#### [TASK OBJECTIVE]
Only the lines from the start of the data to the line containing "plt.rcParams['font.family'] = ['Lato', 'DejaVu", both included, should be output, exactly and without pictures.

#### [MATERIAL]
--
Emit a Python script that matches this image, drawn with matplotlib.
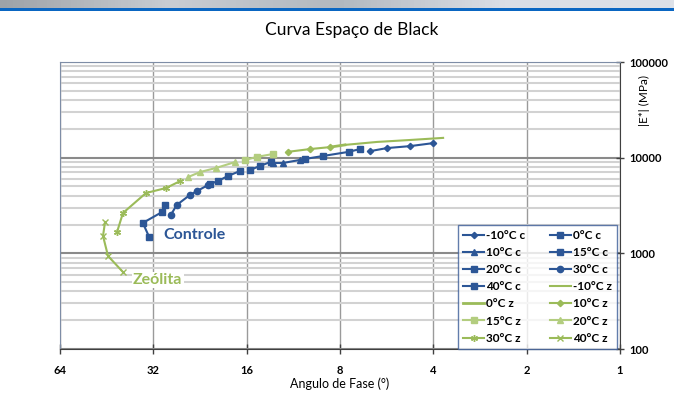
import matplotlib.pyplot as plt
import numpy as np
from matplotlib.ticker import FixedLocator, NullLocator, LogLocator, NullFormatter

plt.rcParams['font.family'] = ['Lato', 'DejaVu Sans']

# Espaco de Black: angulo de fase (graus) x modulo dinamico |E*| (MPa)
# Controle
ang_m10c = [4.0, 4.76, 5.64, 6.4]
mod_m10c = [14200, 13200, 12600, 11700]
ang_0c = [6.9, 7.5, 9.1, 10.4]
mod_0c = [12300, 11500, 10400, 9680]
ang_10c = [10.8, 12.2, 13.2]
mod_10c = [9460, 8800, 8800]
ang_15c = [13.4, 14.5, 15.6]
mod_15c = [9020, 8190, 7430]
ang_20c = [16.8, 18.4, 19.8, 21.0]
mod_20c = [7260, 6430, 5700, 5310]
ang_30c = [21.3, 23.1, 24.4, 26.9, 28.1]
mod_30c = [5180, 4490, 4070, 3200, 2520]
ang_40c = [29.3, 30.0, 34.6, 33.0]
mod_40c = [3200, 2700, 2080, 1480]

# Zeolita
ang_m10z = [3.72, 4.76, 6.08, 7.71]
mod_m10z = [16100, 15300, 14600, 13600]
ang_0z = [7.71, 8.6]
mod_0z = [13600, 12900]
ang_10z = [8.6, 10.0, 11.8]
mod_10z = [12900, 12300, 11500]
ang_15z = [13.2, 14.8, 16.2]
mod_15z = [10900, 10200, 9460]
ang_20z = [17.4, 20.1, 22.6, 24.7]
mod_20z = [9020, 7800, 7080, 6280]
ang_30z = [26.2, 29.1, 33.8, 40.1, 41.9]
mod_30z = [5700, 4820, 4270, 2640, 1670]
ang_40z = [45.8, 46.5, 44.8, 40.1]
mod_40z = [2130, 1520, 938, 638]

x_ticks = [64, 32, 16, 8, 4, 2, 1]
y_ticks = [100, 1000, 10000, 100000]

azul = "#2C5696"
verde = "#9BBB59"
verde_claro = "#B3CD7F"

fig = plt.figure(figsize=(6.74, 3.97), dpi=100)

# faixa do cabecalho
topo = fig.add_axes([0, 1 - 8 / 397, 1, 8 / 397])
grad = np.linspace(0, 1, 200)[None, :]
topo.imshow(grad, aspect="auto", cmap=plt.matplotlib.colors.LinearSegmentedColormap.from_list(
    "cab", ["#9EA3A8", "#C9CDD3", "#B2B8BF", "#DADEE6", "#DDE1E8"]), extent=[0, 1, 0, 1])
topo.axis("off")
fig.add_artist(plt.Rectangle((0, 1 - 11 / 397), 1, 3 / 397, transform=fig.transFigure,
                             color="#0A66C2", lw=0))

ax = fig.add_axes([60 / 674, 1 - 349 / 397, 560 / 674, 287 / 397])

series = [
    (ang_m10c, mod_m10c, "-10°C c", dict(color=azul, marker="D", ms=3.2)),
    (ang_0c, mod_0c, "0°C c", dict(color=azul, marker="s", ms=5)),
    (ang_10c, mod_10c, "10°C c", dict(color=azul, marker="^", ms=4.5)),
    (ang_15c, mod_15c, "15°C c", dict(color=azul, marker="s", ms=4.5)),
    (ang_20c, mod_20c, "20°C c", dict(color=azul, marker="s", ms=5)),
    (ang_30c, mod_30c, "30°C c", dict(color=azul, marker="o", ms=4.5)),
    (ang_40c, mod_40c, "40°C c", dict(color=azul, marker="s", ms=5)),
    (ang_m10z, mod_m10z, "-10°C z", dict(color=verde, marker="None")),
    (ang_0z, mod_0z, "0°C z", dict(color=verde, marker="None", lw=2)),
    (ang_10z, mod_10z, "10°C z", dict(color=verde, marker="D", ms=3.2)),
    (ang_15z, mod_15z, "15°C z", dict(color=verde_claro, marker="s", ms=5)),
    (ang_20z, mod_20z, "20°C z", dict(color=verde_claro, marker="^", ms=4.5)),
    (ang_30z, mod_30z, "30°C z", dict(color=verde, marker=(6, 2, 0), ms=5)),
    (ang_40z, mod_40z, "40°C z", dict(color=verde, marker="x", ms=4)),
]

handles = []
for xs, ys, nome, st in series:
    st.setdefault("lw", 1.5)
    h, = ax.plot(xs, ys, label=nome, zorder=3, **st)
    handles.append(h)

ax.set_xscale("log", base=2)
ax.set_yscale("log")
ax.set_xlim(64, 1)
ax.set_ylim(100, 100000)

ax.xaxis.set_major_locator(FixedLocator(x_ticks))
ax.xaxis.set_minor_locator(NullLocator())
ax.set_xticklabels([str(v) for v in x_ticks])
ax.yaxis.set_major_locator(FixedLocator(y_ticks))
ax.yaxis.set_minor_locator(LogLocator(base=10, subs=range(2, 10)))
ax.yaxis.set_minor_formatter(NullFormatter())
ax.set_yticklabels([str(v) for v in y_ticks])
ax.yaxis.tick_right()

ax.tick_params(axis="x", direction="inout", length=7, width=1, color="#404040",
               labelsize=8, pad=8)
ax.tick_params(axis="y", which="major", direction="inout", length=6, width=1,
               color="#404040", labelsize=8, pad=4)
ax.tick_params(axis="y", which="minor", length=0)
for lab in ax.get_xticklabels() + ax.get_yticklabels():
    lab.set_fontweight("bold")

ax.grid(True, axis="x", color="#9A9A9A", lw=1)
ax.grid(True, axis="y", which="major", color="#8A8A8A", lw=1.5)
ax.grid(True, axis="y", which="minor", color="#D2D2D2", lw=1.5)
ax.set_axisbelow(True)

for lado in ["top", "left"]:
    ax.spines[lado].set_color("#7E8DA6")
for lado in ["bottom", "right"]:
    ax.spines[lado].set_color("#404040")

ax.set_xlabel("Angulo de Fase (°)", fontsize=9, labelpad=1)
ax.set_ylabel("|E*| (MPa)", fontsize=8.5)
ax.yaxis.set_label_coords(1.054, 0.865)
fig.text(352 / 674, 1 - 30 / 397, "Curva Espaço de Black", ha="center", va="center",
         fontsize=12.5)

ax.text(29.8, 1556, "Controle", color=azul, fontsize=11.5, fontweight="bold",
        ha="left", va="center", zorder=4,
        bbox=dict(facecolor="white", edgecolor="none", pad=1))
ax.text(37.2, 526, "Zeólita", color=verde, fontsize=11.5, fontweight="bold",
        ha="left", va="center", zorder=4,
        bbox=dict(facecolor="white", edgecolor="none", pad=1))

ordem = [0, 2, 4, 6, 8, 10, 12, 1, 3, 5, 7, 9, 11, 13]
leg = ax.legend([handles[i] for i in ordem], [handles[i].get_label() for i in ordem],
                ncol=2, loc="lower left", bbox_to_anchor=(0.711, 0.0, 0.284, 0.439),
                mode="expand", fontsize=8.5, frameon=True, fancybox=False,
                borderpad=0.45, labelspacing=0.52, handlelength=1.7, handletextpad=0.2,
                columnspacing=0.6, borderaxespad=0)
leg.get_frame().set_edgecolor("#3B5C98")
leg.get_frame().set_linewidth(1)
for t in leg.get_texts():
    t.set_fontweight("bold")

fig.savefig("out.png", dpi=100)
--
#### [RESPONSE]
Emit a Python script that matches this image, drawn with matplotlib.
import matplotlib.pyplot as plt
import numpy as np
from matplotlib.ticker import FixedLocator, NullLocator, LogLocator, NullFormatter

plt.rcParams['font.family'] = ['Lato', 'DejaVu Sans']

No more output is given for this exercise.